A Radeon X1550 has been generously donated, and arrived today. One minor modification to the driver was required in order to get it to use the card. The HIS Radeon X1550 PCI card has the Hot-Plug Detect (HPD) pins swapped between the connectors. Thus, connecting a monitor (or a VGA to DVI adaptor) to the DVI port registers as a monitor connected to the  VGA port (which it thinks is a DVI port). Moreover, the VGA connector is not supposed to have an HPD pin, since this is a DVI feature. Thus, the driver skipped checking the VGA output for a connected monitor and decided that there was nothing to output an image to. A quick fix, eliminated this problem, resulting in a working card.

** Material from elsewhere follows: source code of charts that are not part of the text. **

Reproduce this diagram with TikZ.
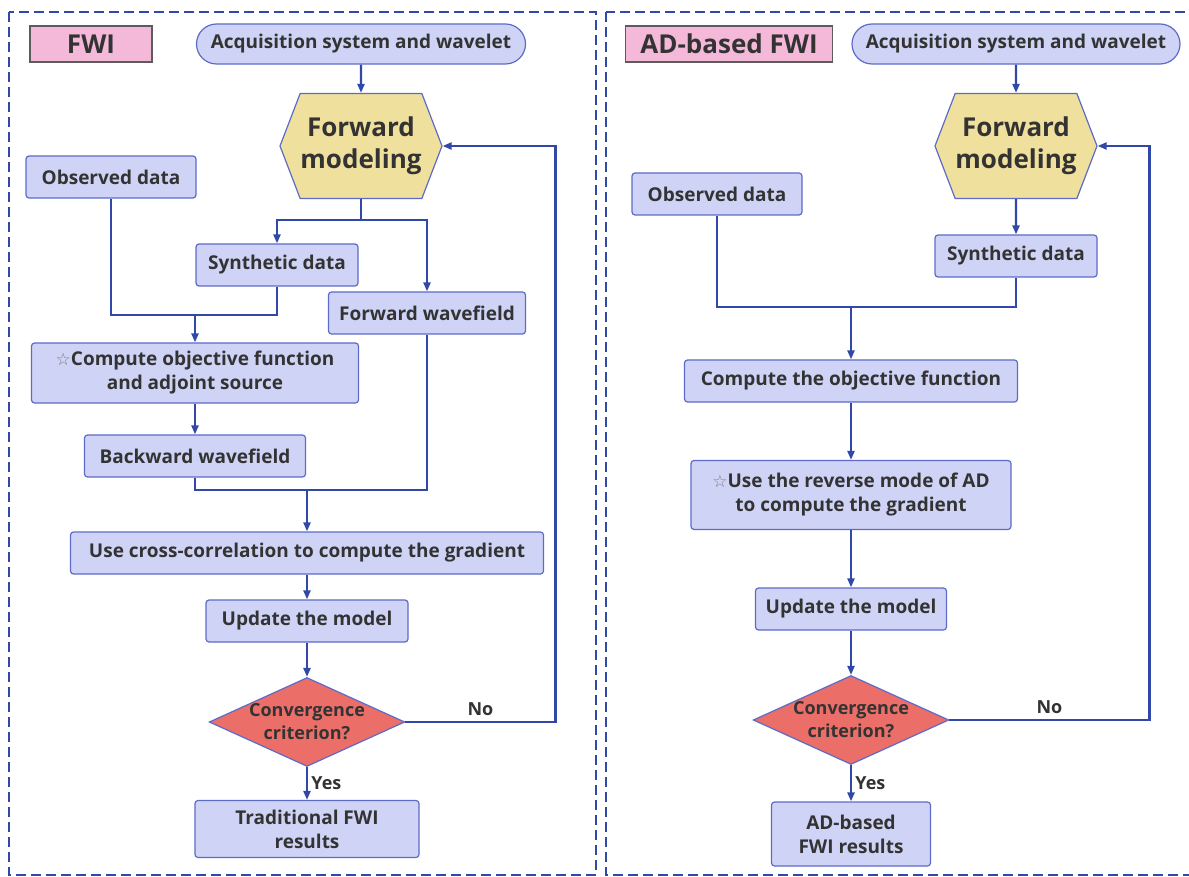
\documentclass[tikz,border=0pt]{standalone}
\usepackage{fontspec}
\setmainfont{Open Sans}
\newfontfamily\symfont{DejaVu Sans}
\usetikzlibrary{arrows.meta, positioning, shapes.geometric, shapes.symbols}

\definecolor{boxfill}{HTML}{CFD4F6}
\definecolor{boxline}{HTML}{5C6BC8}
\definecolor{arrowblue}{HTML}{3048A8}
\definecolor{hexfill}{HTML}{EFE09E}
\definecolor{decfill}{HTML}{EB6E69}
\definecolor{tagfill}{HTML}{F4B9D9}
\definecolor{textdark}{HTML}{333333}

\newcommand{\hollowstar}{{\symfont\mdseries\color{gray}\fontsize{17}{17}\selectfont ☆}}

\tikzset{
  stepbox/.style={draw=boxline, fill=boxfill, rounded corners=3pt, line width=1.2pt,
    minimum height=42pt, inner xsep=6pt, align=center, text=textdark,
    font=\fontsize{19}{24}\selectfont\bfseries},
  startbox/.style={stepbox, rounded corners=20pt, minimum height=40pt},
  hexbox/.style={shape=signal, signal to=west and east, signal pointer angle=138,
    draw=boxline, fill=hexfill, line width=1.2pt, minimum height=105pt, minimum width=162pt,
    inner sep=0pt, align=center, text=textdark, font=\fontsize{26}{32}\selectfont\bfseries},
  decbox/.style={diamond, aspect=2.2, draw=boxline, fill=decfill, line width=1.2pt,
    inner sep=0pt, align=center, text=textdark, font=\fontsize{18}{23}\selectfont\bfseries},
  titlebox/.style={draw=textdark!80, fill=tagfill, line width=1.2pt, minimum height=36pt,
    text=textdark, font=\fontsize{26}{30}\selectfont\bfseries},
  frame/.style={draw=arrowblue, line width=2.2pt, dash pattern=on 10pt off 5pt},
  line/.style={draw=arrowblue, line width=2.2pt},
  arr/.style={line, -{Triangle[length=9pt,width=7pt]}},
  lbl/.style={text=textdark, font=\fontsize{18}{20}\selectfont\bfseries}
}

\begin{document}
\begin{tikzpicture}[x=1pt, y=1pt, node distance=100pt]
\useasboundingbox (0,0) rectangle (1189,-877);
\draw[frame] (9,-12) rectangle (596,-875);
\draw[frame] (606,-12) rectangle (1210,-875);

% FWI
\node (titL) [titlebox, minimum width=122pt] at (91,-44) {FWI};
\node (acqL) [startbox, minimum width=329pt] at (361,-44) {Acquisition system and wavelet};
\node (fwdL) [hexbox, below of=acqL, node distance=102pt] {Forward\\modeling};
\node (obsL) [stepbox, minimum width=170pt] at (111,-177) {Observed data};
\node (synL) [stepbox, minimum width=162pt] at (277,-265) {Synthetic data};
\node (fwfL) [stepbox, minimum width=197pt] at (427,-313) {Forward wavefield};
\node (objL) [stepbox, minimum width=327pt, minimum height=60pt] at (195,-373) {\hollowstar Compute objective function\\and adjoint source};
\node (bwfL) [stepbox, minimum width=221pt, below of=objL, node distance=83pt] {Backward wavefield};
\node (ccL) [stepbox, minimum width=473pt] at (307,-553) {Use cross-correlation to compute the gradient};
\node (updL) [stepbox, minimum width=202pt, below of=ccL, node distance=68pt] {Update the model};
\node (convL) [decbox, below of=updL, node distance=101pt] {Convergence\\criterion?};
\node (resL) [stepbox, minimum width=224pt, minimum height=57pt, below of=convL, node distance=107pt] {Traditional FWI\\results};
\coordinate (mrgL) at (195,-315);
\coordinate (jnL) at (307,-490);

\draw[arr] (acqL) -- (fwdL);
\draw[arr] (fwdL.south) -- ++(0,-21) -| (synL.north);
\draw[arr] (fwdL.south) -- ++(0,-21) -| (fwfL.north);
\draw[line] (obsL.south) -- (obsL.south |- mrgL) -- (synL.south |- mrgL) -- (synL.south);
\draw[arr] (mrgL) -- (objL);
\draw[arr] (objL) -- (bwfL);
\draw[line] (bwfL.south) -- (bwfL.south |- jnL) -- (fwfL.south |- jnL) -- (fwfL.south);
\draw[arr] (jnL) -- (ccL);
\draw[arr] (ccL) -- (updL);
\draw[arr] (updL) -- (convL);
\draw[arr] (convL.east) -- node[lbl, above=2pt] {No} ++(150,0) |- (fwdL.east);
\draw[arr] (convL) -- node[lbl, right] {Yes} (resL);

% AD-based FWI
\node (titR) [titlebox, minimum width=207pt] at (729,-44) {AD-based FWI};
\node (acqR) [startbox, minimum width=328pt] at (1016,-44) {Acquisition system and wavelet};
\node (fwdR) [hexbox, below of=acqR, node distance=102pt] {Forward\\modeling};
\node (obsR) [stepbox, minimum width=170pt] at (717,-194) {Observed data};
\node (synR) [stepbox, minimum width=162pt, below of=fwdR, node distance=110pt] {Synthetic data};
\node (objR) [stepbox, minimum width=333pt] at (851,-381) {Compute the objective function};
\node (revR) [stepbox, minimum width=320pt, minimum height=69pt, below of=objR, node distance=114pt] {\hollowstar Use the reverse mode of AD\\to compute the gradient};
\node (updR) [stepbox, minimum width=191pt, below of=revR, node distance=114pt] {Update the model};
\node (convR) [decbox, below of=updR, node distance=111pt] {Convergence\\criterion?};
\node (resR) [stepbox, minimum width=159pt, minimum height=64pt, below of=convR, node distance=114pt] {AD-based\\FWI results};
\coordinate (mrgR) at (851,-307);

\draw[arr] (acqR) -- (fwdR);
\draw[arr] (fwdR) -- (synR);
\draw[line] (obsR.south) -- (obsR.south |- mrgR) -- (synR.south |- mrgR) -- (synR.south);
\draw[arr] (mrgR) -- (objR);
\draw[arr] (objR) -- (revR);
\draw[arr] (revR) -- (updR);
\draw[arr] (updR) -- (convR);
\draw[arr] (convR.east) -- node[lbl, above=2pt] {No} ++(200,0) |- (fwdR.east);
\draw[arr] (convR) -- node[lbl, right] {Yes} (resR);
\end{tikzpicture}
\end{document}
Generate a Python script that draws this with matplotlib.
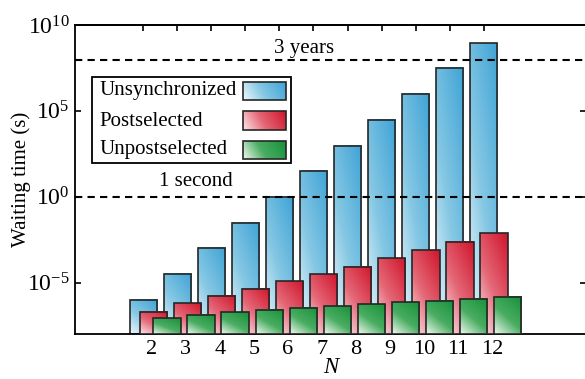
import numpy as np
import matplotlib
matplotlib.use("Agg")
import matplotlib.pyplot as plt
from matplotlib.colors import LinearSegmentedColormap
from matplotlib.patches import Rectangle
from matplotlib.ticker import NullLocator

plt.rcParams['font.family'] = ['Liberation Serif', 'DejaVu Serif']
plt.rcParams['mathtext.fontset'] = 'custom'
plt.rcParams['mathtext.rm'] = 'Liberation Serif'
plt.rcParams['mathtext.it'] = 'Liberation Serif:italic'
plt.rcParams['font.size'] = 15

# number of photons
N = np.arange(2, 13)
# log10 of the waiting time in seconds
log_unsync = [-6.0, -4.49, -2.97, -1.51, 0.0, 1.51, 2.97, 4.48, 5.99, 7.5, 8.95]
log_post = [-6.69, -6.2, -5.76, -5.35, -4.94, -4.52, -4.07, -3.6, -3.12, -2.63, -2.13]
log_unpost = [-7.09, -6.88, -6.73, -6.59, -6.47, -6.38, -6.26, -6.15, -6.05, -5.95, -5.83]

unsync = 10.0 ** np.array(log_unsync)
post = 10.0 ** np.array(log_post)
unpost = 10.0 ** np.array(log_unpost)

names = ['Unsynchronized', 'Postselected', 'Unpostselected']
one_second = 1.0
three_years = 3 * 365.25 * 24 * 3600

light = ['#eef8fc', '#fde6e9', '#f0f9f0']
mid = ['#86c8e4', '#e46877', '#4aad62']
dark = ['#3fa3d6', '#d0152c', '#17913a']
offsets = [0.0, 0.3, 0.7]
ymin = 1e-8

cmaps = [LinearSegmentedColormap.from_list('g%d' % i, [(0, light[i]), (0.45, mid[i]), (1, dark[i])])
         for i in range(3)]

# diagonal gradients, light at bottom-left, dark at top-right
u, v = np.meshgrid(np.linspace(0, 1, 64), np.linspace(0, 1, 64))
grad_bar = 0.4 * u + 0.6 * v
grad_key = 0.8 * u + 0.2 * v

fig = plt.figure(figsize=(5.85, 3.79), dpi=100)
ax = fig.add_axes([75 / 585, 45 / 379, 511 / 585, 309 / 379])
ax.set_yscale('log')
ax.set_xlim(0, 15)
ax.set_ylim(ymin, 1e10)

toAxes = ax.transAxes.inverted()


def data_to_axes(x, y):
    return toAxes.transform(ax.transData.transform((x, y)))


for k, vals in enumerate([unsync, post, unpost]):
    z = 2 + k
    bars = ax.bar(N + offsets[k], vals - ymin, width=0.8, bottom=ymin,
                  facecolor='none', edgecolor='#262626', linewidth=1.2, zorder=z + 0.5)
    for rect in bars:
        x0 = rect.get_x()
        x1 = x0 + rect.get_width()
        a0 = data_to_axes(x0, ymin)
        a1 = data_to_axes(x1, rect.get_y() + rect.get_height())
        ax.imshow(grad_bar, cmap=cmaps[k], extent=[a0[0], a1[0], a0[1], a1[1]],
                  transform=ax.transAxes, origin='lower', aspect='auto',
                  interpolation='bilinear', zorder=z)

ax.set_xlim(0, 15)
ax.set_ylim(ymin, 1e10)

# reference lines
dash = dict(color='black', linewidth=1.5, dashes=(3.5, 2.5), zorder=10)
ax.axhline(three_years, **dash)
ax.axhline(one_second, **dash)
ax.text(6.73, 10 ** 8.66, '3 years', ha='center', va='center', fontsize=15, zorder=11)
ax.text(3.54, 10 ** 0.87, '1 second', ha='center', va='center', fontsize=15, zorder=11)


# legend drawn by hand so the swatches can carry gradients
def px(x, y):
    return ((x - 75) / 511, (334 - y) / 309)


bx, by = px(92, 163)
ax.add_patch(Rectangle((bx, by), 199 / 511, 86 / 309, transform=ax.transAxes,
                       facecolor='white', edgecolor='black', linewidth=1.3, zorder=20))
rows = [(91, 82, 100), (121, 111, 130), (149.5, 141, 159)]
for k, (yc, yt, yb) in enumerate(rows):
    tx, ty = px(99, yc)
    ax.text(tx, ty, names[k], transform=ax.transAxes, ha='left', va='center',
            fontsize=15, zorder=21)
    sx0, sy0 = px(243, yb)
    sx1, sy1 = px(286, yt)
    ax.imshow(grad_key, cmap=cmaps[k], extent=[sx0, sx1, sy0, sy1],
              transform=ax.transAxes, origin='lower', aspect='auto',
              interpolation='bilinear', zorder=21)
    ax.add_patch(Rectangle((sx0, sy0), sx1 - sx0, sy1 - sy0, transform=ax.transAxes,
                           facecolor='none', edgecolor='#262626', linewidth=1.2, zorder=22))

ax.set_xlim(0, 15)
ax.set_ylim(ymin, 1e10)

ax.set_yticks([1e-5, 1e0, 1e5, 1e10])
ax.yaxis.set_minor_locator(NullLocator())
ax.set_xticks(N + 0.25)
ax.set_xticklabels([str(n) for n in N])
ax.tick_params(axis='x', length=0, pad=4, labelsize=16)
ax.tick_params(axis='y', direction='in', length=4, width=1.2, right=True, labelsize=17, pad=4)
top = ax.secondary_xaxis('top')
top.set_xticks(N)
top.tick_params(direction='in', length=4, width=1.2, labeltop=False)
for s in list(ax.spines.values()) + [top.spines['top']]:
    s.set_linewidth(1.3)

ax.set_ylabel('Waiting time (s)', fontsize=15, labelpad=-3)
ax.set_xlabel('N', fontsize=16.5, fontstyle='italic', va='bottom')
ax.xaxis.set_label_coords(0.5, (334 - 378) / 309)

fig.savefig('out.png', dpi=100)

The 256 colour (i.e., 8-bit) and 16-bit modes are now operational. In fact, they were working yesterday, but I forgot to mention it due to suspected issues with the graphics memory of the Radeon X1300 card that I have. There is no screen shot with this log entry because the difference between the 256 colour mode and truecolour is hard to notice from a photo. Obtaining a working 256 colour mode simply required writing the colour-map to the graphics card's Look Up Table (LUT). The 16-bit mode was already operational, but the Radeon X1300 hardware issues made it appear as though there was a problem (vertical lines were visible in parts of the display).

Here is a quick screen shot to show that the Picasso96 driver can also open screens on a Radeon HD 2400 pro. This is fairly unremarkable since mode setting on the 2400 pro was demonstrated previously, albeit by a test program instead of a proper driver. However, I have read at least one comment online that suggests that the Picasso96 driver can ony handle R5xx series cards. Therefore, here is proof that the same driver, without modification, can also drive an R6xx series card.

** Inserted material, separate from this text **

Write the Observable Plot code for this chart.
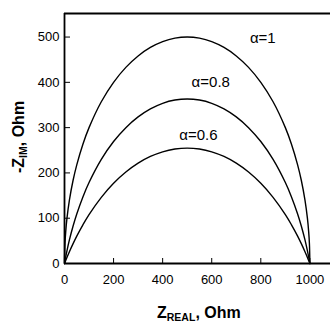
<!DOCTYPE html>
<html><head><meta charset="utf-8">
<script src="https://cdn.jsdelivr.net/npm/d3@7"></script>
<script src="https://cdn.jsdelivr.net/npm/@observablehq/plot@0.6"></script>
<style>body{margin:0;background:#fff} svg{display:block}</style>
</head><body><div id="chart"></div>
<script>
const zReal = [0,2,5,10,20,35,50,75,100,150,200,250,300,350,400,450,500,550,600,650,700,750,800,850,900,925,950,965,980,990,995,998,1000];
const alpha1 = [0,44.7,70.5,99.5,140,183.8,217.9,263.4,300,357.1,400,433,458.3,477,489.9,497.5,500,497.5,489.9,477,458.3,433,400,357.1,300,263.4,217.9,183.8,140,99.5,70.5,44.7,0];
const alpha08 = [0,6.0,14.7,28.0,52.0,82.8,109.4,147.0,178.7,229.8,269.3,300.0,323.7,341.4,353.7,360.9,363.3,360.9,353.7,341.4,323.7,300.0,269.3,229.8,178.7,147.0,109.4,82.8,52.0,28.0,14.7,6.0,0];
const alpha06 = [0,2.7,6.8,13.4,26.0,43.8,60.4,85.4,107.9,146.1,177.1,201.9,221.5,236.3,246.6,252.7,254.8,252.7,246.6,236.3,221.5,201.9,177.1,146.1,107.9,85.4,60.4,43.8,26.0,13.4,6.8,2.7,0];
const seriesNames = ["α=1","α=0.8","α=0.6"];
const labelX = [808, 596, 546];
const labelY = [497, 400, 283];
const xTicks = [0,200,400,600,800,1000];
const yTicks = [0,100,200,300,400,500];

const data = [];
[alpha1, alpha08, alpha06].forEach((ys, k) => ys.forEach((y, i) => data.push({series: seriesNames[k], x: zReal[i], y})));
const labels = seriesNames.map((t, i) => ({t, x: labelX[i], y: labelY[i]}));

const plot = Plot.plot({
  width: 330, height: 323, marginLeft: 64, marginTop: 13, marginBottom: 60, marginRight: 0,
  x: {domain: [0, 1084]}, y: {domain: [0, 552]},
  style: {fontFamily: "'Liberation Sans', Arial, sans-serif", background: "#fff", color: "#000"},
  marks: [
    Plot.axisX(xTicks, {tickSize: -5, tickPadding: 16, fontSize: 13, label: null, stroke: "#000", tickFormat: d3.format("d")}),
    Plot.axisY(yTicks, {tickSize: -6, tickPadding: 11, fontSize: 13, label: null, stroke: "#000", tickFormat: d3.format("d")}),
    Plot.line(data, {x: "x", y: "y", z: "series", curve: "catmull-rom", stroke: "#000", strokeWidth: 1.4}),
    Plot.ruleX([0], {stroke: "#000", strokeWidth: 1.8}),
    Plot.ruleY([0], {stroke: "#000", strokeWidth: 1.8}),
    Plot.ruleY([552], {stroke: "#000", strokeWidth: 1.8}),
    Plot.text(labels, {x: "x", y: "y", text: "t", fontSize: 15, fill: "#000"})
  ]
});
document.getElementById("chart").appendChild(plot);

const svg = d3.select(plot);
const xt = svg.append("text").attr("x", 157).attr("y", 318).attr("text-anchor", "start")
  .attr("font-family", "'Liberation Sans', Arial, sans-serif").attr("font-weight", "bold").attr("font-size", 16).attr("fill", "#000");
xt.append("tspan").text("Z");
xt.append("tspan").attr("font-size", 10.5).attr("dy", 2.5).text("REAL");
xt.append("tspan").attr("dy", -2.5).text(", Ohm");

const yt = svg.append("text").attr("transform", "translate(24,173) rotate(-90)").attr("text-anchor", "start")
  .attr("font-family", "'Liberation Sans', Arial, sans-serif").attr("font-weight", "bold").attr("font-size", 16).attr("fill", "#000");
yt.append("tspan").text("-Z");
yt.append("tspan").attr("font-size", 10.5).attr("dy", 2.5).text("IM");
yt.append("tspan").attr("dy", -2.5).text(", Ohm");
</script>
</body></html>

It looks like my Radeon X1300 graphics card has faulty video memory. 8-bit and 16-bit screens have vertical lines in them, eight and four pixels apart, respectively. After performing a memory test, bit five of every of every eighth byte remains set to one, regardless of what is written. This defect is invisible in 32-bit truecolour mode since that bit is part of the invisible alpha channel. The Visiontek Radeon X1300 that I have has a 64-bit memory bus, i.e., eight bytes wide. Thus, this behaviour is consistent with a single data line being faulty; possibly a bad solder joint or something similar. Unfortunately the memory chips are fine-pitch ball grid arrays, so it is not something that I could fix. An x-ray machine would be required to even check if a solder joint was bad.